**Work to be completed**
Repeat the material verbatim. Images are excluded from the copy.

(begin)

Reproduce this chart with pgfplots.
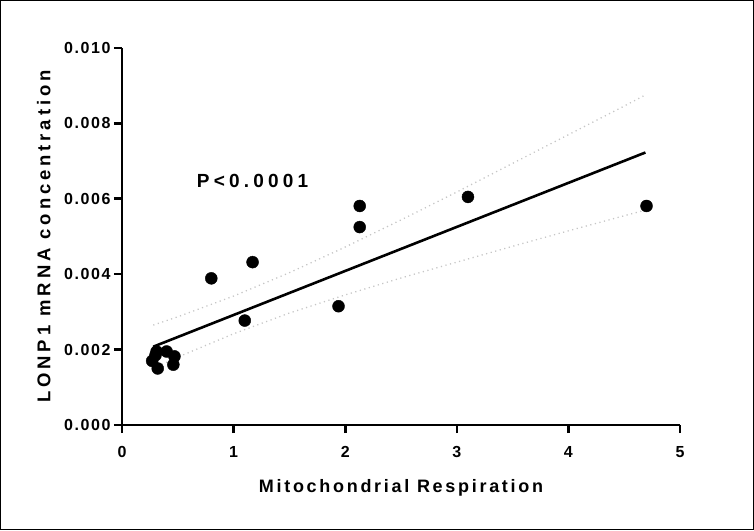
\documentclass[border=0pt]{standalone}
\usepackage{fontspec}
\setmainfont{Liberation Sans}
\newfontfamily\tickfont{Liberation Sans}[LetterSpace=10]
\newfontfamily\xlabfont{Liberation Sans}[LetterSpace=15]
\newfontfamily\ylabfont{Liberation Sans}[LetterSpace=21]
\newfontfamily\pfont{Liberation Sans}[LetterSpace=22]
\usepackage{pgfplots}
\pgfplotsset{compat=1.18}
\begin{document}
\begin{tikzpicture}
\useasboundingbox (0,0) rectangle (754pt,530pt);
\draw[line width=1pt] (0.5pt,0.5pt) rectangle (753.5pt,529.5pt);
\begin{axis}[
  at={(122pt,105pt)}, anchor=origin,
  scale only axis, width=558pt, height=377pt,
  xmin=0, xmax=5, ymin=0, ymax=0.010,
  axis lines=left,
  axis line style={line width=2.6pt, -},
  tick style={line width=2.6pt, black},
  tick align=outside,
  major tick length=8pt,
  xtick={0,1,2,3,4,5},
  ytick={0,0.002,0.004,0.006,0.008,0.010},
  scaled y ticks=false,
  /pgf/number format/assume math mode=true,
  yticklabel style={/pgf/number format/fixed, /pgf/number format/precision=3, /pgf/number format/fixed zerofill, font=\tickfont\bfseries\fontsize{16}{18}\selectfont},
  xticklabel style={font=\tickfont\bfseries\fontsize{16}{18}\selectfont, yshift=-10pt},
  xlabel={Mitochondrial Respiration},
  ylabel={LONP1 mRNA concentration},
  xlabel style={font=\xlabfont\bfseries\fontsize{18}{21}\selectfont, at={(axis description cs:0.5,-0.167)}, anchor=center},
  ylabel style={font=\ylabfont\bfseries\fontsize{18.5}{21}\selectfont, at={(axis description cs:-0.14,0.5)}, anchor=center},
  clip=false,
]
\addplot[gray!45, line width=1.3pt, dash pattern=on 1.2pt off 3.5pt] coordinates {
 (0.28,0.00265) (0.5,0.00287) (1.0,0.00342) (1.5,0.00404) (2.0,0.00472) (2.5,0.00544)
 (3.0,0.00618) (3.5,0.00694) (4.0,0.00770) (4.5,0.00846) (4.7,0.00877)};
\addplot[gray!45, line width=1.3pt, dash pattern=on 1.2pt off 3.5pt] coordinates {
 (0.28,0.00150) (0.5,0.00180) (1.0,0.00242) (1.5,0.00297) (2.0,0.00345) (2.5,0.00390)
 (3.0,0.00432) (3.5,0.00474) (4.0,0.00515) (4.5,0.00555) (4.7,0.00571)};
\addplot[black, line width=2.6pt] coordinates {(0.28,0.002077) (4.69,0.007228)};
\addplot[only marks, mark=*, mark size=6pt, black] coordinates {
 (0.27,0.00170) (0.30,0.00185) (0.31,0.00195) (0.32,0.00150) (0.40,0.00195)
 (0.47,0.00182) (0.46,0.00160) (0.80,0.00389) (1.17,0.00432) (1.10,0.00277)
 (1.94,0.00315) (2.13,0.00581) (2.13,0.00525) (3.10,0.00605) (4.70,0.00581)};
\node[anchor=west, font=\pfont\bfseries\fontsize{19}{22}\selectfont, inner sep=0pt] at (axis cs:0.67,0.00648) {P<0.0001};
\end{axis}
\end{tikzpicture}
\end{document}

(end)

**Answer for this exercise**
Reproduce this chart with pgfplots.
\documentclass[border=0pt]{standalone}
\usepackage{fontspec}
\setmainfont{Liberation Sans}
\newfontfamily\tickfont{Liberation Sans}[LetterSpace=10]
\newfontfamily\xlabfont{Liberation Sans}[LetterSpace=15]
\newfontfamily\ylabfont{Liberation Sans}[LetterSpace=21]
\newfontfamily\pfont{Liberation Sans}[LetterSpace=22]
\usepackage{pgfplots}
\pgfplotsset{compat=1.18}
\begin{document}
\begin{tikzpicture}
\useasboundingbox (0,0) rectangle (754pt,530pt);
\draw[line width=1pt] (0.5pt,0.5pt) rectangle (753.5pt,529.5pt);
\begin{axis}[
  at={(122pt,105pt)}, anchor=origin,
  scale only axis, width=558pt, height=377pt,
  xmin=0, xmax=5, ymin=0, ymax=0.010,
  axis lines=left,
  axis line style={line width=2.6pt, -},
  tick style={line width=2.6pt, black},
  tick align=outside,
  major tick length=8pt,
  xtick={0,1,2,3,4,5},
  ytick={0,0.002,0.004,0.006,0.008,0.010},
  scaled y ticks=false,
  /pgf/number format/assume math mode=true,
  yticklabel style={/pgf/number format/fixed, /pgf/number format/precision=3, /pgf/number format/fixed zerofill, font=\tickfont\bfseries\fontsize{16}{18}\selectfont},
  xticklabel style={font=\tickfont\bfseries\fontsize{16}{18}\selectfont, yshift=-10pt},
  xlabel={Mitochondrial Respiration},
  ylabel={LONP1 mRNA concentration},
  xlabel style={font=\xlabfont\bfseries\fontsize{18}{21}\selectfont, at={(axis description cs:0.5,-0.167)}, anchor=center},
  ylabel style={font=\ylabfont\bfseries\fontsize{18.5}{21}\selectfont, at={(axis description cs:-0.14,0.5)}, anchor=center},
  clip=false,
]
\addplot[gray!45, line width=1.3pt, dash pattern=on 1.2pt off 3.5pt] coordinates {
 (0.28,0.00265) (0.5,0.00287) (1.0,0.00342) (1.5,0.00404) (2.0,0.00472) (2.5,0.00544)
 (3.0,0.00618) (3.5,0.00694) (4.0,0.00770) (4.5,0.00846) (4.7,0.00877)};
\addplot[gray!45, line width=1.3pt, dash pattern=on 1.2pt off 3.5pt] coordinates {
 (0.28,0.00150) (0.5,0.00180) (1.0,0.00242) (1.5,0.00297) (2.0,0.00345) (2.5,0.00390)
 (3.0,0.00432) (3.5,0.00474) (4.0,0.00515) (4.5,0.00555) (4.7,0.00571)};
\addplot[black, line width=2.6pt] coordinates {(0.28,0.002077) (4.69,0.007228)};
\addplot[only marks, mark=*, mark size=6pt, black] coordinates {
 (0.27,0.00170) (0.30,0.00185) (0.31,0.00195) (0.32,0.00150) (0.40,0.00195)
 (0.47,0.00182) (0.46,0.00160) (0.80,0.00389) (1.17,0.00432) (1.10,0.00277)
 (1.94,0.00315) (2.13,0.00581) (2.13,0.00525) (3.10,0.00605) (4.70,0.00581)};
\node[anchor=west, font=\pfont\bfseries\fontsize{19}{22}\selectfont, inner sep=0pt] at (axis cs:0.67,0.00648) {P<0.0001};
\end{axis}
\end{tikzpicture}
\end{document}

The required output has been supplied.